Gold has surged a little more than 170% over the past four years, rising from $1,800 per ounce to nearly $5,000 per ounce, in what has been among the metal’s most historic bull runs.
But about as notable as the actual rise itself are the continued expressions of optimism in the outlook for gold, particularly from some of the most credible analysts in the game. This seemingly unbridled confidence in gold’s future speaks volumes about the degree of faith that analysts have in the continued health of the underlying drivers responsible for pushing the metal ever higher.

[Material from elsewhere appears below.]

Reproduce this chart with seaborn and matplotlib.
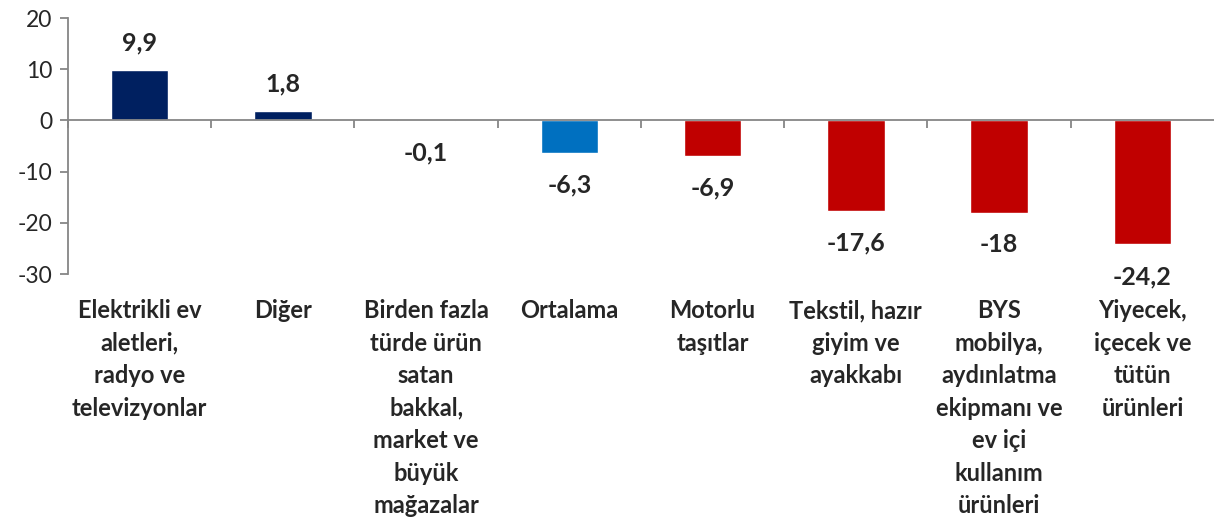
import matplotlib
matplotlib.use("Agg")
import matplotlib.pyplot as plt
import seaborn as sns
import numpy as np

categories = [
    "Elektrikli ev\naletleri,\nradyo ve\ntelevizyonlar",
    "Diğer",
    "Birden fazla\ntürde ürün\nsatan\nbakkal,\nmarket ve\nbüyük\nmağazalar",
    "Ortalama",
    "Motorlu\ntaşıtlar",
    "Tekstil, hazır\ngiyim ve\nayakkabı",
    "BYS\nmobilya,\naydınlatma\nekipmanı ve\nev içi\nkullanım\nürünleri",
    "Yiyecek,\niçecek ve\ntütün\nürünleri",
]
values = [9.9, 1.8, -0.1, -6.3, -6.9, -17.6, -18.0, -24.2]
value_labels = ["9,9", "1,8", "-0,1", "-6,3", "-6,9", "-17,6", "-18", "-24,2"]
colors = ["#002060", "#002060", "#C00000", "#0070C0", "#C00000", "#C00000", "#C00000", "#C00000"]

sns.set_style("white")
plt.rcParams["font.family"] = ["Lato", "DejaVu Sans"]

fig = plt.figure(figsize=(12.14, 5.22), dpi=100)
ax = fig.add_axes([0.056, 0.475, 0.944, 0.4905])

sns.barplot(x=list(range(len(values))), y=values, hue=list(range(len(values))),
            palette=colors, legend=False, width=0.4, saturation=1, ax=ax)

ax.set_xlim(-0.5, len(values) - 0.5)
ax.set_ylim(-30, 20)
ax.set_yticks([-30, -20, -10, 0, 10, 20])
ax.set_yticklabels(["-30", "-20", "-10", "0", "10", "20"], fontsize=16.5)

grey = "#868686"
for s in ["top", "right"]:
    ax.spines[s].set_visible(False)
ax.spines["left"].set_color(grey)
ax.spines["left"].set_linewidth(1.3)
ax.spines["bottom"].set_position(("data", 0))
ax.spines["bottom"].set_color(grey)
ax.spines["bottom"].set_linewidth(1.3)

ax.tick_params(axis="y", direction="out", length=6, width=1.3, color=grey, left=True, pad=5)
ax.set_xticks(np.arange(len(values)) - 0.5, minor=False)
ax.set_xticklabels([])
ax.tick_params(axis="x", direction="out", length=6, width=1.3, color=grey, bottom=True)
ax.set_xlabel("")
ax.set_ylabel("")

# value labels
for i, (v, lab) in enumerate(zip(values, value_labels)):
    off = 5.3 if v >= 0 else -6.3
    ax.text(i, v + off, lab, ha="center", va="center", fontsize=18, fontweight="bold")

# category labels below the plot
for i, cat in enumerate(categories):
    ax.text(i, -34.9, cat, ha="center", va="top", fontsize=17, fontweight="bold",
            linespacing=1.5, clip_on=False)

fig.savefig("out.png", dpi=100)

And in what is perhaps the boldest expression of that confidence, Bank of America (BofA) has announced it has raised its near-term price target for gold to $6,000 per ounce.
Referring to key historical performance records notched by gold in its last several bull runs, Michael Hartnett, recently told clients:
“History no guide to future, but avg gold jump past 4 bull markets ≈ 300% in 43 months which would imply gold reaching $6,000 by spring.”
If he’s right, that means gold will rise another 20% or so in just the next few months.
BofA Analyst: “Gold Continues to Stand Out as a Hedge and Alpha Source”
Hartnett’s especially robust outlook comes on the heels of another gold-favorable declaration made by a respected BofA analyst. Michael Widmer, head of metals research at the institution, noted in a January 5 report that “gold continues to stand out as a hedge and alpha source,” adding:
“Whichever portfolio you’re looking at, whether it’s a central bank portfolio or an institutional portfolio, they can benefit from diversification into gold.”
Indeed, one of the reasons Bank of America continues to expect so much from gold is because of how underweight the metal remains as a portfolio component among high-net-worth investors. Widmer detailed this fact in a December webinar, pointing out that the best-heeled investors currently have just a 0.5% allocation to gold. He clarified that while traders and speculators have helped to create a situation where “the gold market has been very overbought…it’s actually still underinvested.”
The bottom line, suggested Widmer, is that “there’s still a lot of room for gold as a diversification tool in portfolios.”
And a lot of room for the gold bull to keep running, apparently.